--- Start Data for this task ---

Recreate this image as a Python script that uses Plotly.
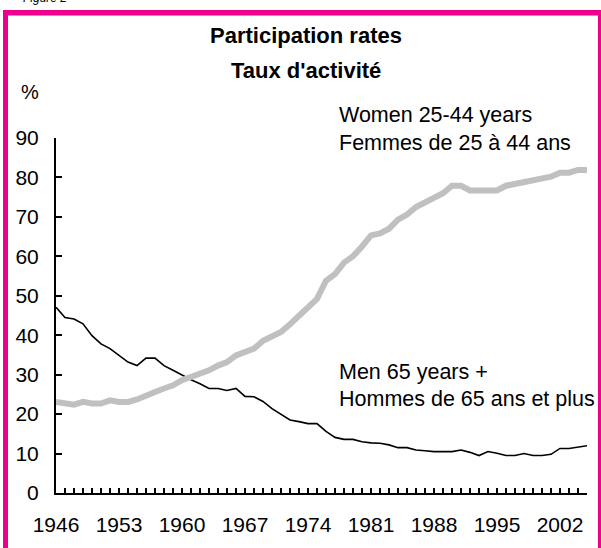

--- End Data for this task ---
--- Start Data for this task ---

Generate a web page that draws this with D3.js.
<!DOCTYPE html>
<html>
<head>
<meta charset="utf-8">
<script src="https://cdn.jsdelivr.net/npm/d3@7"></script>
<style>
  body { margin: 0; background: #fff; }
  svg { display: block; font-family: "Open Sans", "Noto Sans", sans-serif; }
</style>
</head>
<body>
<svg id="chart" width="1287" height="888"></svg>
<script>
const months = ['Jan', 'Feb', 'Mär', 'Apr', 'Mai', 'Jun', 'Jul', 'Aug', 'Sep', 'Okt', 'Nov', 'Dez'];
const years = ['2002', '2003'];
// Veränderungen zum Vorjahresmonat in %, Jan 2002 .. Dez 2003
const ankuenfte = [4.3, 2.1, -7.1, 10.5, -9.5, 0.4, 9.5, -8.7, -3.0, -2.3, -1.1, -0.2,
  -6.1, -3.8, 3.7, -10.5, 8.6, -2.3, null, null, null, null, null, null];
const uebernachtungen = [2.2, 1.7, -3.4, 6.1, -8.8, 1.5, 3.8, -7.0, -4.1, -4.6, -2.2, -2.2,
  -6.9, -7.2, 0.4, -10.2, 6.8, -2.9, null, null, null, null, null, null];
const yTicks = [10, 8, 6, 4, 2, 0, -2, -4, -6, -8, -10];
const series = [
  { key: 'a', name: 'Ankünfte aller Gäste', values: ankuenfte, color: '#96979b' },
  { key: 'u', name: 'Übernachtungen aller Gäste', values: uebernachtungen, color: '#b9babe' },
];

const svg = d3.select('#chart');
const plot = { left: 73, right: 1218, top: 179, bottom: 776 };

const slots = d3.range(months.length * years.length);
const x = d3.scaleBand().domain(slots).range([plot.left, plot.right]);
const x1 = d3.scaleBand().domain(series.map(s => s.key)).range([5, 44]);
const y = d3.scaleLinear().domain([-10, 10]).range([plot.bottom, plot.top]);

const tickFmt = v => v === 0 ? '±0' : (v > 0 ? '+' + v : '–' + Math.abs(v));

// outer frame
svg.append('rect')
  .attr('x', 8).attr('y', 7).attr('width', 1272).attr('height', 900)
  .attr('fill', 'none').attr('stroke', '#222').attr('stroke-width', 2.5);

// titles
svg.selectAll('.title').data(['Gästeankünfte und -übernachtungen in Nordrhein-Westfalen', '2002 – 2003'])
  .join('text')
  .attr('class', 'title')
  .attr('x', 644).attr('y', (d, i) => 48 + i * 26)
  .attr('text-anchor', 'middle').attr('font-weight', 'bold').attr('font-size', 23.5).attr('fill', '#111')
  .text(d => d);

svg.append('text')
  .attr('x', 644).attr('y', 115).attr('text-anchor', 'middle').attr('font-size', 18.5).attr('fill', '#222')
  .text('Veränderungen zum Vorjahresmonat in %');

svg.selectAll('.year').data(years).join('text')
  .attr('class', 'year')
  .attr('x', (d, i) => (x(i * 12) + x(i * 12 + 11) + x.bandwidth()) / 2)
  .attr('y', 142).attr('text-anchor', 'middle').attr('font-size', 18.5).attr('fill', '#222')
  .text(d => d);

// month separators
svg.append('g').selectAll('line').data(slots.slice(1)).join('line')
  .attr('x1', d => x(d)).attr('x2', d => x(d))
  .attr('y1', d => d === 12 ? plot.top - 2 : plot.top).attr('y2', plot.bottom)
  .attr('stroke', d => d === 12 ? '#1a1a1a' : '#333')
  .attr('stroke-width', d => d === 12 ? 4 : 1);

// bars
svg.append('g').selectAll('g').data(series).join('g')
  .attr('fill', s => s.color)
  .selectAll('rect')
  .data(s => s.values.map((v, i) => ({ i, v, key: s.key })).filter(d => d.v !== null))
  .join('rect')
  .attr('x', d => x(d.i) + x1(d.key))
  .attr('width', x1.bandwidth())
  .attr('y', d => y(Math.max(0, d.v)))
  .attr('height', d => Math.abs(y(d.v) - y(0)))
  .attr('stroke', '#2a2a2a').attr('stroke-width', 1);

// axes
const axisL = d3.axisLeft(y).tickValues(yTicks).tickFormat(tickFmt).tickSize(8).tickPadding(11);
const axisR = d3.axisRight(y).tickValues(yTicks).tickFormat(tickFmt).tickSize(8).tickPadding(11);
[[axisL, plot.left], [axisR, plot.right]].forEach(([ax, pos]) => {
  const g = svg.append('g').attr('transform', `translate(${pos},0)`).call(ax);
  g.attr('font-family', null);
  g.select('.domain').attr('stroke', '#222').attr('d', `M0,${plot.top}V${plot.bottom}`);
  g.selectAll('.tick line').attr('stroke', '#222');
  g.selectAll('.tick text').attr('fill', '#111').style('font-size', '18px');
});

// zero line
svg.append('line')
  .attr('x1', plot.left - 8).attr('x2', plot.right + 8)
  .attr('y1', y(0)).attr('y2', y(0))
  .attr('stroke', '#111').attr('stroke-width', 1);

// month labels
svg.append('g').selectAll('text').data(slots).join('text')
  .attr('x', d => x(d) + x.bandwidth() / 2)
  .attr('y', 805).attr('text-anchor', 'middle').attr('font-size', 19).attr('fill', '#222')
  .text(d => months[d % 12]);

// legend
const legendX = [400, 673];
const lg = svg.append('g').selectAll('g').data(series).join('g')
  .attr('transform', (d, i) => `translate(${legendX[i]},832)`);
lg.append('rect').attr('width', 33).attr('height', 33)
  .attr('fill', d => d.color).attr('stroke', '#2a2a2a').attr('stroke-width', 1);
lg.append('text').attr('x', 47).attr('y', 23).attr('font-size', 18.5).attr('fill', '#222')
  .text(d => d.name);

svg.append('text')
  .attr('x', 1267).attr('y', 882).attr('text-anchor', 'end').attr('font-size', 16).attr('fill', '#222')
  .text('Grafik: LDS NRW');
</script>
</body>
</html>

--- End Data for this task ---

Directive :: List all lines above in which the string "that" appears.

Response ::
Recreate this image as a Python script that uses Plotly.
Generate a web page that draws this with D3.js.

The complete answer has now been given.